Xavier Pellicer's cooking here is highly refined, but with a sure degree of dazzle. You might begin with a deeply flavorful consommé with ravioli stuffed with stewed veal. Then a dice of sautéed wild mushrooms and vegetables served with an avocado sorbet that explodes on the palate. Beef with garlic and Iberian ham was a tame dish compared with one of the most perfectly roasted suckling pigs (cochinillo) I've ever had, its skin crackling, its meat almost like custard. You receive a pre-dessert, perhaps cardamom-flavored ice cream with vanilla foam, then an apple confit cooked down to its essence and a strawberry tart with mint. Petits fours arrive on a little metal staircase.

One of the newest restaurants in Barcelona is located in the strikingly modern, round Grand Marina Hotel near the convention center. Aire de Mar ("Sea Breeze") has clearly set out to impress locals and business travelers alike, keeping menu prices fairly moderate for this level of casual posh. The dining room, though too brightly lit, is expansive, with walls of windows overlooking the inner courtyard. Service, by an English-speaking staff, is well-trained, and the wine list, not yet extensive, is being built on each month. Currently there are more than 150 selections, most less than $50, including Spanish beauties such as San Vicente Crianza Tempranillo '98 ($45), Protos Reserva '96 from Ribera del Duero ($42), and an enchanting rosado '00 from Briate, a mix of Merlot and Cabernet Sauvignon, at $20. Among the "super Spaniards" are wines such as the superb Torres Grans muralles '96, a blend of red grapes from the Catalan region of Conca de Barbera ($168).
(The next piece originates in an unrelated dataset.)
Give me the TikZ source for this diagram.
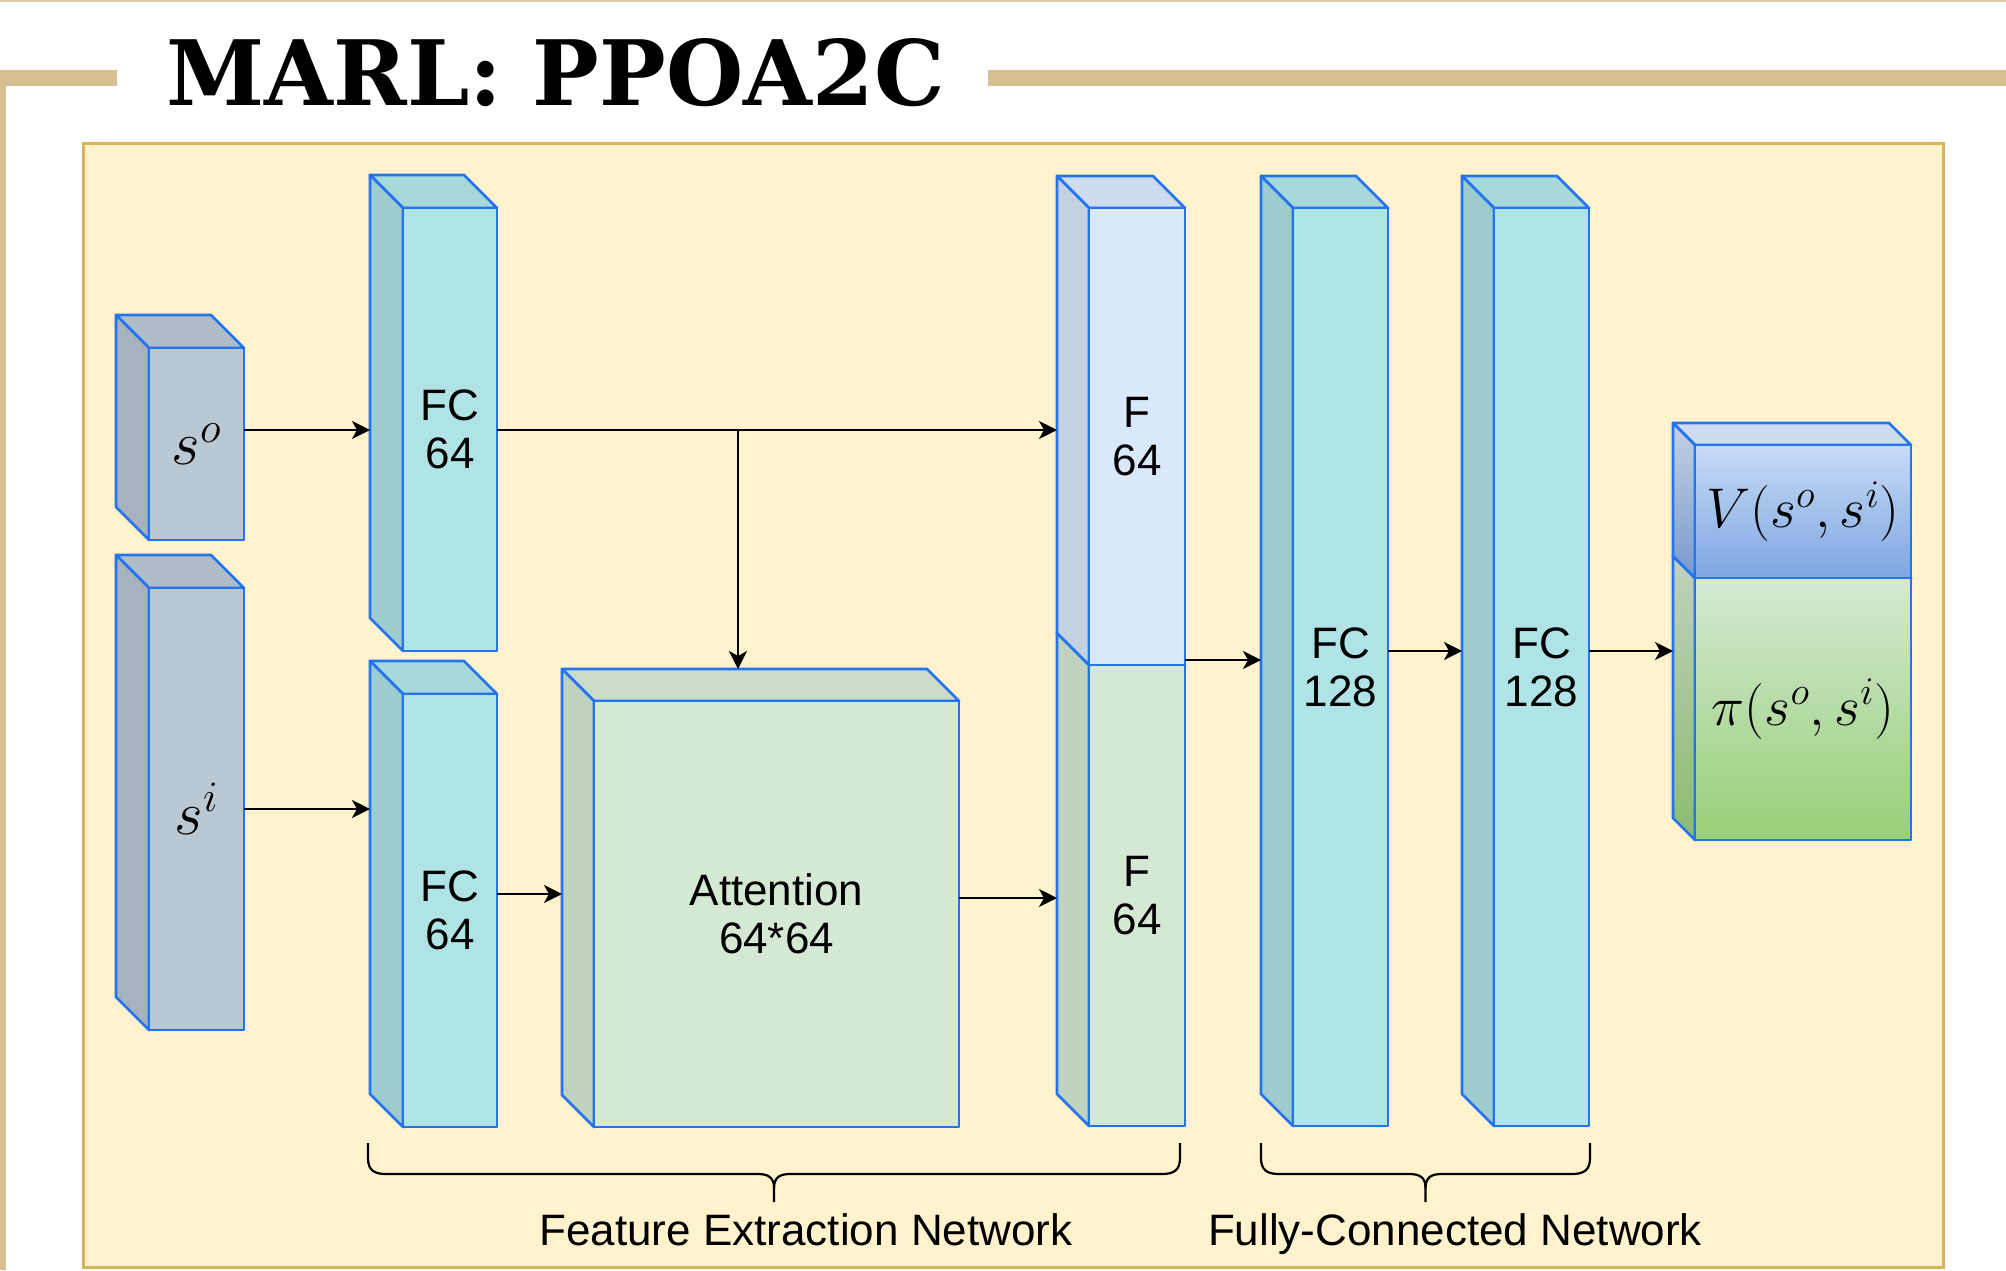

Aire de Mar also lists selections from California (Shafer Merlot '99 at $101, Marimar Torres Pinot Noir '93 at $65 and Opus One '98 at $127 -- which is selling in U.S. retail shops for about the same price), along with wines from France and Australia. (On the first floor, there is a recently opened Japanese restaurant named, well, the Japanese Restaurant.)

The slant here is more Mediterranean than strictly Catalonian. An appetizer of grilled asparagus with a poached egg, Iberian ham and Parmesan cheese had welcome simplicity, and a mushroom cappuccino soup with nutmeg cream and caramelized orange was a wonderful way to begin the meal. Chef Daniel Bausa really shines in the main courses, with dishes like a rack of lamb baked with thyme and sautéed green beans with cashews and lemon. His grilled Barbary duck breast with corn and sage cake nods to the New World, while a Szechuan pepper sauce nods to the east. Monkfish medallions come with creamy rice dotted with zucchini and small, tender fava beans with ham, dressed with an Armagnac curry sauce. Cod steak is done au gratin, with an onion confit and garlic-apple mayonnaise.

For dessert, don't miss the puff pastry filled with luscious sautéed bananas and lavished with a white chocolate and coconut sauce.

If many of these new restaurant dishes seem far from the idea of Spanish cooking full of yellow rice and pimientos -- never traditional Spanish food in the first place -- realize that in Barcelona you are really in Catalonia, where a long legacy of beloved foods has given way to a truly modern style that makes the city's gastronomy as exciting as any in Europe right now.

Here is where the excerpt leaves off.